Railway line in Israel

The Ashkelon–Beersheba railway is a railway line linking Ashkelon and Beersheba operated by Israel Railways. It spans approximately 60 km of double track in the northern Negev region of southern Israel and provides rail service to the cities of Sderot, Netivot and Ofakim. The line links Beersheba, Sderot, Netivot, and Ofakim to Ashkelon and Tel Aviv.

==Route and construction timeline==
The line is composed of three sections:
- A reconstruction and double-tracking of a part of the historic Ashkelon–Gaza coastal railway between Ashkelon and Yad Mordechai, parts of which were previously dismantled since the early 1970s.
- A brand new railway between Yad Mordechai and Goral junction on the Railway to Beersheba. This section contains the new Sderot, Netivot and Ofakim stations.
- An existing section of the Railway to Beersheba between Goral and Beersheba. The connection between the new railway heading from Ofakim to the Railway to Beersheba is achieved using a flying junction at Goral. This section is intended to be triple-tracked in a future follow-up project, with some bridges along the route already having been widened to accommodate three tracks.

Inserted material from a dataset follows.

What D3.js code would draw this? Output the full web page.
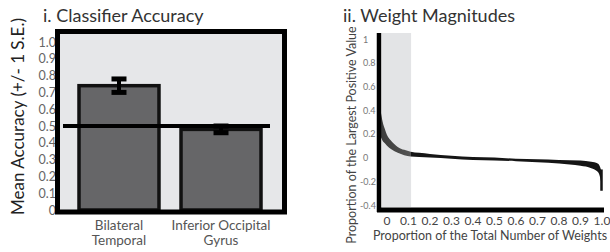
<!DOCTYPE html>
<html>
<head>
<meta charset="utf-8">
<script src="https://cdnjs.cloudflare.com/ajax/libs/d3/7.8.5/d3.min.js"></script>
<style>
  body { margin: 0; background: #fff; }
  text { font-family: Lato, "Open Sans", sans-serif; }
</style>
</head>
<body>
<div class="chart_container"></div>
<script>
// 左圖資料
const categories = ['Bilateral|Temporal', 'Inferior Occipital|Gyrus']
const accuracy = [0.74, 0.48]
const stdErr = [0.04, 0.02]
const chance = 0.5
const accTicks = [0, 0.1, 0.2, 0.3, 0.4, 0.5, 0.6, 0.7, 0.8, 0.9, 1.0]

// 右圖資料 (權重分布的上下緣)
const weightX = [-0.03, -0.02, -0.01, 0, 0.02, 0.05, 0.08, 0.11, 0.15, 0.2, 0.3, 0.4, 0.5, 0.6, 0.7, 0.8, 0.9, 0.95, 0.98, 0.995, 1.0]
const weightUpper = [0.40, 0.30, 0.24, 0.19, 0.14, 0.09, 0.065, 0.05, 0.04, 0.03, 0.015, 0.005, 0, -0.01, -0.015, -0.02, -0.025, -0.035, -0.05, -0.1, -0.28]
const weightLower = [0.18, 0.14, 0.12, 0.10, 0.07, 0.04, 0.02, 0.01, 0.005, 0, -0.01, -0.02, -0.025, -0.03, -0.04, -0.05, -0.07, -0.09, -0.12, -0.2, -0.28]
const weightYTicks = [1, 0.8, 0.6, 0.4, 0.2, 0, -0.2, -0.4]
const weightXTicks = [0, 0.1, 0.2, 0.3, 0.4, 0.5, 0.6, 0.7, 0.8, 0.9, 1.0]
const shadedRange = [-0.023, 0.112]

const svg = d3.select('.chart_container').append('svg')
    .attr('width', 610).attr('height', 252)

// ---------- i. Classifier Accuracy ----------
const left = svg.append('g')
const frame = { x0: 57.5, x1: 284.5, y0: 31.5, y1: 212 }
const yAcc = d3.scaleLinear().domain([0, 1]).range([210, 42])
const xAcc = d3.scaleBand().domain(categories).range([79, 261]).paddingInner(0.216).paddingOuter(0)

left.append('text').attr('x', 43).attr('y', 22)
    .text('i. Classifier Accuracy')
    .style('font-size', '18px').style('fill', '#333')

left.append('text')
    .attr('transform', `translate(24,${(20 + 213) / 2}) rotate(-90)`)
    .attr('text-anchor', 'middle')
    .text('Mean Accuracy  (+/- 1 S.E.)')
    .style('font-size', '17px').style('fill', '#222')

// 刻度文字 (被外框蓋住一部分)
left.append('g').selectAll('text').data(accTicks).enter().append('text')
    .attr('x', 56).attr('y', d => yAcc(d))
    .attr('text-anchor', 'end').attr('dominant-baseline', 'central')
    .text(d => d === 0 ? '0' : d3.format('.1f')(d))
    .style('font-size', '12.5px').style('fill', '#666')

left.append('rect')
    .attr('x', frame.x0).attr('y', frame.y0)
    .attr('width', frame.x1 - frame.x0).attr('height', frame.y1 - frame.y0)
    .style('fill', '#e6e7e9')

left.append('g').selectAll('rect').data(categories).enter().append('rect')
    .attr('x', d => xAcc(d))
    .attr('y', (d, i) => yAcc(accuracy[i]))
    .attr('width', xAcc.bandwidth())
    .attr('height', (d, i) => yAcc(0) - yAcc(accuracy[i]))
    .style('fill', '#666668').style('stroke', '#111').style('stroke-width', 3.5)

left.append('line')
    .attr('x1', 63).attr('x2', 270)
    .attr('y1', yAcc(chance)).attr('y2', yAcc(chance))
    .style('stroke', '#000').style('stroke-width', 4)

// 誤差線
const errG = left.append('g').selectAll('g').data(categories).enter().append('g')
    .attr('transform', d => `translate(${xAcc(d) + xAcc.bandwidth() / 2},0)`)
errG.append('line')
    .attr('y1', (d, i) => yAcc(accuracy[i] - stdErr[i]))
    .attr('y2', (d, i) => yAcc(accuracy[i] + stdErr[i]))
    .style('stroke', '#000').style('stroke-width', 4)
errG.selectAll('.cap').data((d, i) => [accuracy[i] - stdErr[i], accuracy[i] + stdErr[i]])
    .enter().append('line').attr('class', 'cap')
    .attr('x1', -7.5).attr('x2', 7.5)
    .attr('y1', d => yAcc(d)).attr('y2', d => yAcc(d))
    .style('stroke', '#000').style('stroke-width', 5)

left.append('rect')
    .attr('x', frame.x0).attr('y', frame.y0)
    .attr('width', frame.x1 - frame.x0).attr('height', frame.y1 - frame.y0)
    .style('fill', 'none').style('stroke', '#000').style('stroke-width', 5)

categories.forEach(c => {
    const lines = c.split('|')
    left.append('text')
        .attr('x', xAcc(c) + xAcc.bandwidth() / 2).attr('y', 230)
        .attr('text-anchor', 'middle')
        .selectAll('tspan').data(lines).enter().append('tspan')
        .attr('x', xAcc(c) + xAcc.bandwidth() / 2)
        .attr('dy', (d, i) => i === 0 ? 0 : 15)
        .text(d => d)
        .style('font-size', '13.5px').style('fill', '#555')
})

// ---------- ii. Weight Magnitudes ----------
const right = svg.append('g')
const xW = d3.scaleLinear().domain([0, 1]).range([387, 602])
const yW = d3.scaleLinear().domain([-0.4, 1]).range([205, 39])

right.append('text').attr('x', 343).attr('y', 22)
    .text('ii. Weight Magnitudes')
    .style('font-size', '18px').style('fill', '#333')

right.append('rect')
    .attr('x', xW(shadedRange[0])).attr('y', 33)
    .attr('width', xW(shadedRange[1]) - xW(shadedRange[0]))
    .attr('height', 207 - 33)
    .style('fill', '#e3e4e6')

right.append('text')
    .attr('transform', `translate(356,${(30 + 240) / 2}) rotate(-90)`)
    .attr('text-anchor', 'middle')
    .text('Proportion of the Largest Positive Value')
    .style('font-size', '12.5px').style('fill', '#444')

right.append('g').selectAll('text').data(weightYTicks).enter().append('text')
    .attr('x', d => d < 0 ? 360 : 363).attr('y', d => yW(d))
    .attr('dominant-baseline', 'central')
    .text(d => d)
    .style('font-size', '9px').style('fill', '#777')

// 曲線陰影區內為灰色
const grad = svg.append('defs').append('linearGradient')
    .attr('id', 'bandGrad').attr('gradientUnits', 'userSpaceOnUse')
    .attr('x1', xW(-0.04)).attr('x2', xW(1)).attr('y1', 0).attr('y2', 0)
const cut = (xW(shadedRange[1]) - xW(-0.04)) / (xW(1) - xW(-0.04))
grad.append('stop').attr('offset', 0).attr('stop-color', '#3a3a3a')
grad.append('stop').attr('offset', cut).attr('stop-color', '#555')
grad.append('stop').attr('offset', cut).attr('stop-color', '#151515')
grad.append('stop').attr('offset', 1).attr('stop-color', '#151515')

const band = weightX.map((x, i) => ({ x: x, hi: weightUpper[i], lo: weightLower[i] }))
const areaGen = d3.area().curve(d3.curveMonotoneX)
    .x(d => xW(d.x)).y0(d => yW(d.lo)).y1(d => yW(d.hi))
right.append('path').attr('d', areaGen(band))
    .style('fill', 'url(#bandGrad)')
right.append('line')
    .attr('x1', xW(1) - 0.5).attr('x2', xW(1) - 0.5)
    .attr('y1', yW(-0.1)).attr('y2', yW(-0.28))
    .style('stroke', '#151515').style('stroke-width', 2.5)

// 軸線
right.append('line')
    .attr('x1', 379).attr('x2', 379).attr('y1', 33).attr('y2', 212)
    .style('stroke', '#000').style('stroke-width', 4.5)
right.append('line')
    .attr('x1', 377).attr('x2', 604).attr('y1', 210).attr('y2', 210)
    .style('stroke', '#000').style('stroke-width', 5)

right.append('g').selectAll('text').data(weightXTicks).enter().append('text')
    .attr('x', d => xW(d)).attr('y', 225)
    .attr('text-anchor', 'middle')
    .text(d => d === 0 ? '0' : d3.format('.1f')(d))
    .style('font-size', '12px').style('fill', '#444')

right.append('text')
    .attr('x', 490).attr('y', 240).attr('text-anchor', 'middle')
    .text('Proportion of the Total Number of Weights')
    .style('font-size', '12.5px').style('fill', '#444')
</script>
</body>
</html>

The line includes three new road bridges, 18 rail bridges, four grade separations and 11 bridge or tunnel passages for farming equipment.

===Construction progress===
The line was constructed in stages with the Sderot station opening first, followed by the Netivot station. Construction of the railway to Beersheba was completed in August 2015, except for the Ofakim station. Service to Beersheba started on September 17, 2015 after a dedication ceremony by Israeli Prime Minister Benjamin Netanyahu. The Ofakim station was opened on December 31, 2015.
===Electrification===
Works to electrify the line using 25 kV 50 Hz AC overhead line were completed in April 2026.

==Services==
The railway serves a new intercity line between Beersheba and Tel Aviv through the communities of the northern Negev, as well as stopping in existing railway stations in Ashkelon, Ashdod, Yavne, and Rishon LeZion.

The railway is also expected to serve freight trains, supplementing the current freight service via the railway to Beersheba and the Heletz railway.